INPUT>
#####

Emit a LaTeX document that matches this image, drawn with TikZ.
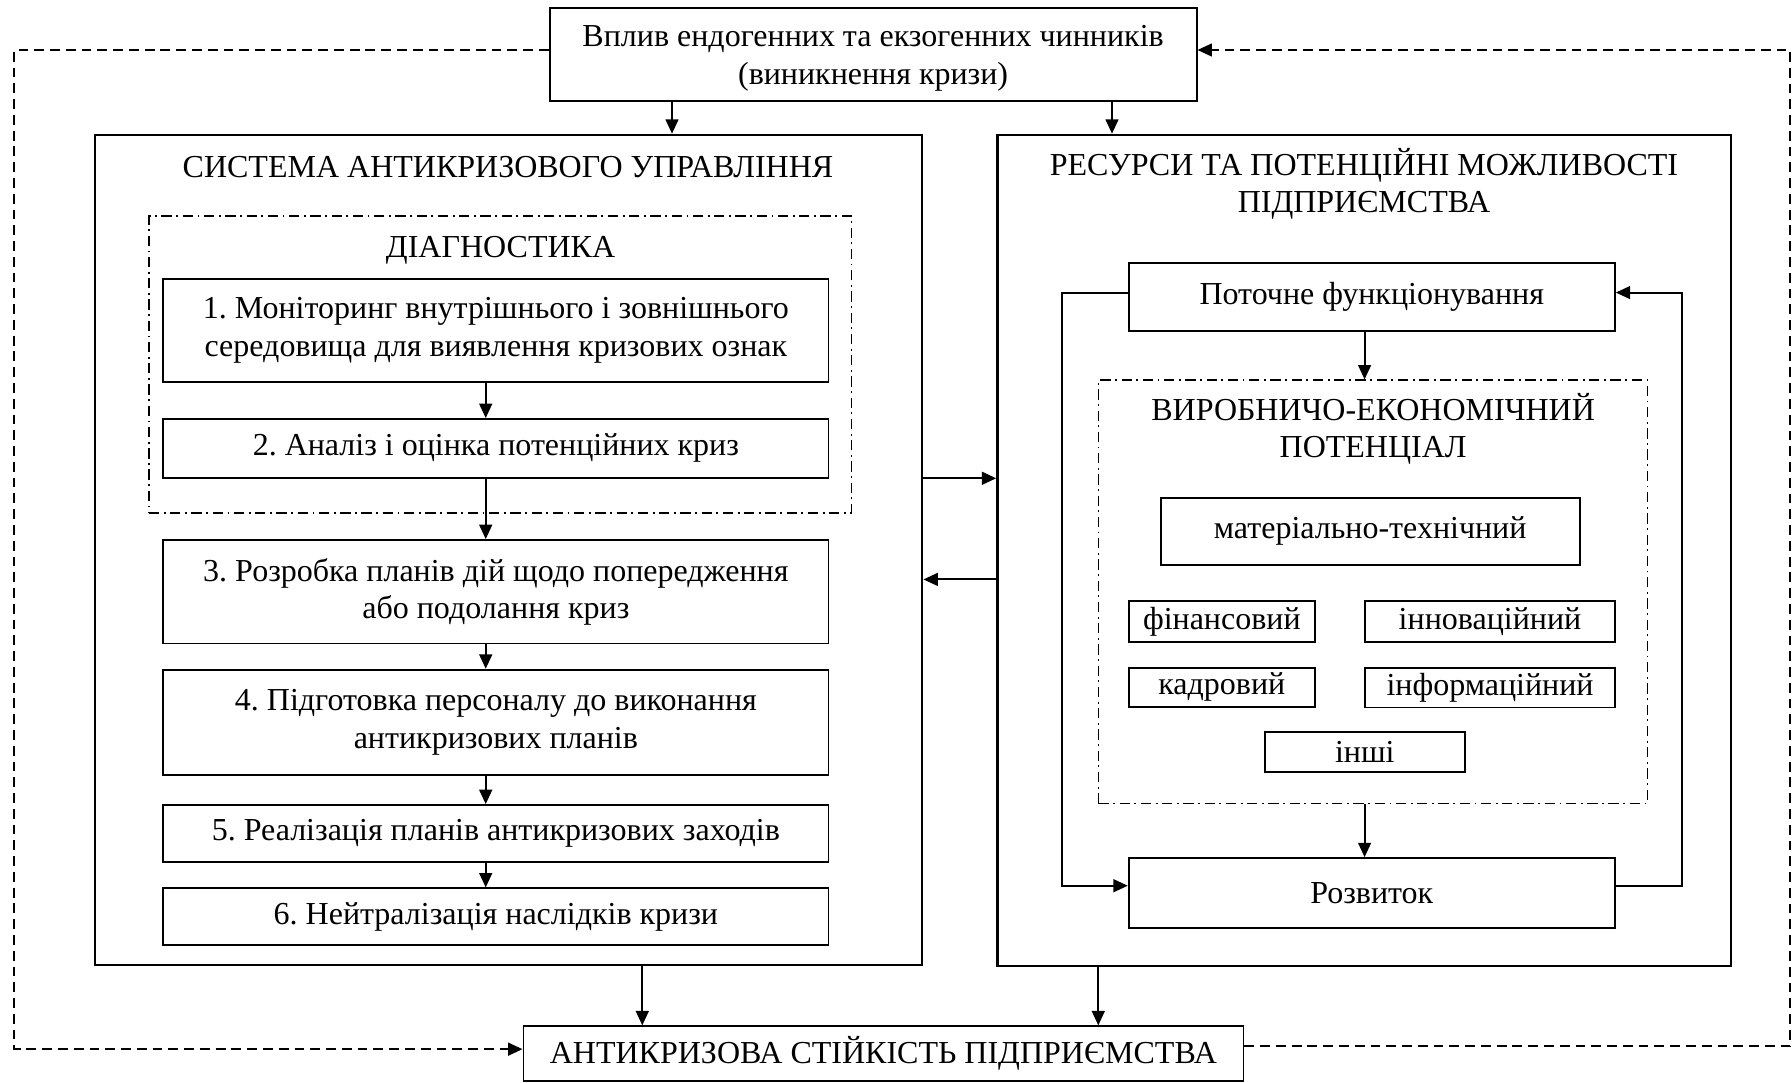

#####

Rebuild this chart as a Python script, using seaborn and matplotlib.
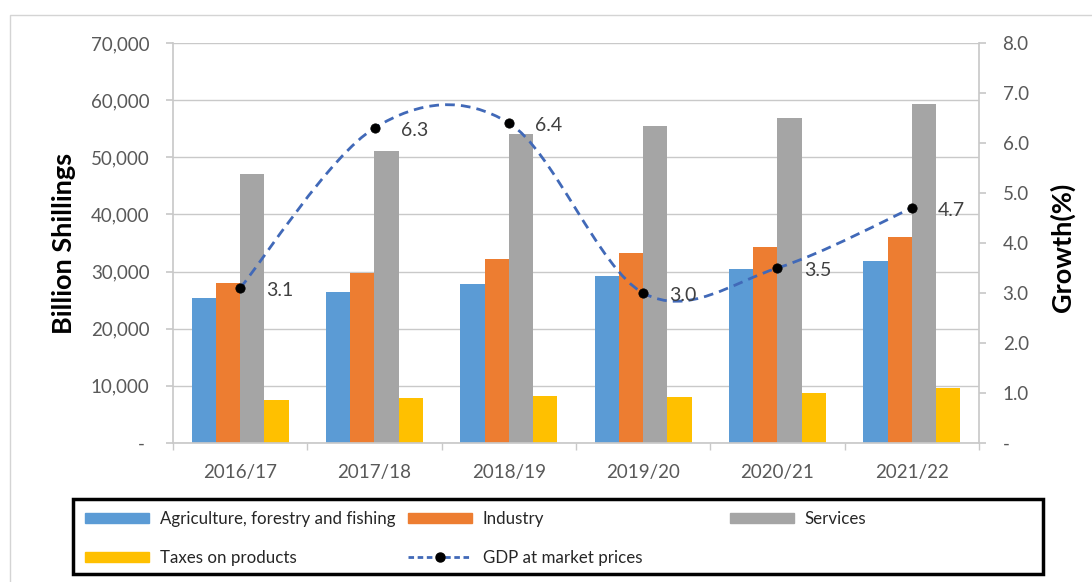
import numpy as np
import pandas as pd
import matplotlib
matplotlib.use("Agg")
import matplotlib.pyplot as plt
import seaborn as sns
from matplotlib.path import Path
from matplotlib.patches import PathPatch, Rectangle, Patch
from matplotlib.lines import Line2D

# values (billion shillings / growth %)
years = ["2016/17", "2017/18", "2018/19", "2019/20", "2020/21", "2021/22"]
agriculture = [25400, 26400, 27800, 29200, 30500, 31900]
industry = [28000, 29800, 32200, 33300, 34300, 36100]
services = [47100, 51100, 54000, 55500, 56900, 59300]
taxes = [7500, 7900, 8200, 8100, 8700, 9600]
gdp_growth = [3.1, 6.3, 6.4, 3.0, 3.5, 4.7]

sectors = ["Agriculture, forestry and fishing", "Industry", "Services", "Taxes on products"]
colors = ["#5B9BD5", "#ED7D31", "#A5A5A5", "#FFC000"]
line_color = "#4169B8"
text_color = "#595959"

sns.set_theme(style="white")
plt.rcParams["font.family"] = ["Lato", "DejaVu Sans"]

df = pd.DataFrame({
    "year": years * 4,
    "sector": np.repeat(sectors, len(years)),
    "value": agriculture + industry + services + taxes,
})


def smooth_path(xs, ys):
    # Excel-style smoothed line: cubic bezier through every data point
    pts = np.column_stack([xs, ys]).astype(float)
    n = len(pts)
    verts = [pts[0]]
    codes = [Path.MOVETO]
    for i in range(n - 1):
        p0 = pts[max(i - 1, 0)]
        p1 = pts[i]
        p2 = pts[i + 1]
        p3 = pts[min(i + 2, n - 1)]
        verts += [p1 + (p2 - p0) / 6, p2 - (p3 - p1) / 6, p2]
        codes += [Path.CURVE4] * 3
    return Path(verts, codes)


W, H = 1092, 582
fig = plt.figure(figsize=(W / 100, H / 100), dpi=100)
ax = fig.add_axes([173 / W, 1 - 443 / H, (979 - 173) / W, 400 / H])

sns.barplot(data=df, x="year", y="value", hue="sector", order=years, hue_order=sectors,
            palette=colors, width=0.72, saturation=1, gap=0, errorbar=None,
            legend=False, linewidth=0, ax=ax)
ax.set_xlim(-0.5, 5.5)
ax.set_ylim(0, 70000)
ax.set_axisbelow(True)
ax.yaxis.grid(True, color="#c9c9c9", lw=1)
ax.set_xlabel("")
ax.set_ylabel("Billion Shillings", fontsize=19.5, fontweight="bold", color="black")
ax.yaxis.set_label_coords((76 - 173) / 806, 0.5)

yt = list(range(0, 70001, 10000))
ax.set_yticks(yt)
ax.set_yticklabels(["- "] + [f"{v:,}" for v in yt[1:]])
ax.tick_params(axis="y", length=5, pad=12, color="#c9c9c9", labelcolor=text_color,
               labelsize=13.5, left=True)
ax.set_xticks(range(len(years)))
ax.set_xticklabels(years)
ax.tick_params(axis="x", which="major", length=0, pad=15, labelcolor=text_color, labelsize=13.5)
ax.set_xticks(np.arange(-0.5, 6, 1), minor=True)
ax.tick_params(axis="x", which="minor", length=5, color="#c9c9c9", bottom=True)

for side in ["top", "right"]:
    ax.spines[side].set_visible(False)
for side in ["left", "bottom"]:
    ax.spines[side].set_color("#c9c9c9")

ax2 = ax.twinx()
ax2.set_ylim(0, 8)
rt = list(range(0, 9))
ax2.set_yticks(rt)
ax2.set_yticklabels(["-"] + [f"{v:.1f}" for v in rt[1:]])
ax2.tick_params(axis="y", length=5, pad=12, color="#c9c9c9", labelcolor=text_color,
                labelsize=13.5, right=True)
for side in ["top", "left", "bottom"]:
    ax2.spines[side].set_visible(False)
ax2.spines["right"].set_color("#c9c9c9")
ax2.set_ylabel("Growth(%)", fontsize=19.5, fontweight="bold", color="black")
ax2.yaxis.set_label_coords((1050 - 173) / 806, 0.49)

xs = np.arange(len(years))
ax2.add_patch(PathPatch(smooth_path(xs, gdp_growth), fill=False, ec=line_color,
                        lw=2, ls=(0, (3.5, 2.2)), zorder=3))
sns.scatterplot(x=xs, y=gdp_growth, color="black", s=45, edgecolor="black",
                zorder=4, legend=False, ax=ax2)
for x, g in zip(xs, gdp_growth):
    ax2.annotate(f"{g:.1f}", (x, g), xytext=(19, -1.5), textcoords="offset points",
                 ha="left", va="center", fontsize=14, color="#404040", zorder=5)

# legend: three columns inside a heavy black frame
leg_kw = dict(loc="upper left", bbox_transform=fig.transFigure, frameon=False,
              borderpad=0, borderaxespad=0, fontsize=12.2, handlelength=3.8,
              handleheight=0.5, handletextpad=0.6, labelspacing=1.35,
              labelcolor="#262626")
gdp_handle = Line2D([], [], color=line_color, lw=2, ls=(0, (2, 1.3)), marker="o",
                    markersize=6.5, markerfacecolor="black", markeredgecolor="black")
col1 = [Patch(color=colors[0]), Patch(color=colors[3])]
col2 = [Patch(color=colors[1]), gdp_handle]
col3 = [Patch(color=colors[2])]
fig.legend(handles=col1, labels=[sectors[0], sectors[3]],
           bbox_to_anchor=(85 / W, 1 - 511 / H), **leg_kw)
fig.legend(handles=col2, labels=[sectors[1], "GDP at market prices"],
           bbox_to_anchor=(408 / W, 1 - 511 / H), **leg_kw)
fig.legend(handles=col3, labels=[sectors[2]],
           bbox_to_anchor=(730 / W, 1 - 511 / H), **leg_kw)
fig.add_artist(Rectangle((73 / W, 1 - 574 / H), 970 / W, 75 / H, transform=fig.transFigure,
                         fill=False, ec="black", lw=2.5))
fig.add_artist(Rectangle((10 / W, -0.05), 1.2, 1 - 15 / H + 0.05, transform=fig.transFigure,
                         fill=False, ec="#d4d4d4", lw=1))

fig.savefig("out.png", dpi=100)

#####

TASK>
Without the pictures, write out exactly the lines from the one that has "Rebuild this chart" down to the one that has "from matplotlib.lines import Line2D", both included.

SOLUTION>
Rebuild this chart as a Python script, using seaborn and matplotlib.
import numpy as np
import pandas as pd
import matplotlib
matplotlib.use("Agg")
import matplotlib.pyplot as plt
import seaborn as sns
from matplotlib.path import Path
from matplotlib.patches import PathPatch, Rectangle, Patch
from matplotlib.lines import Line2D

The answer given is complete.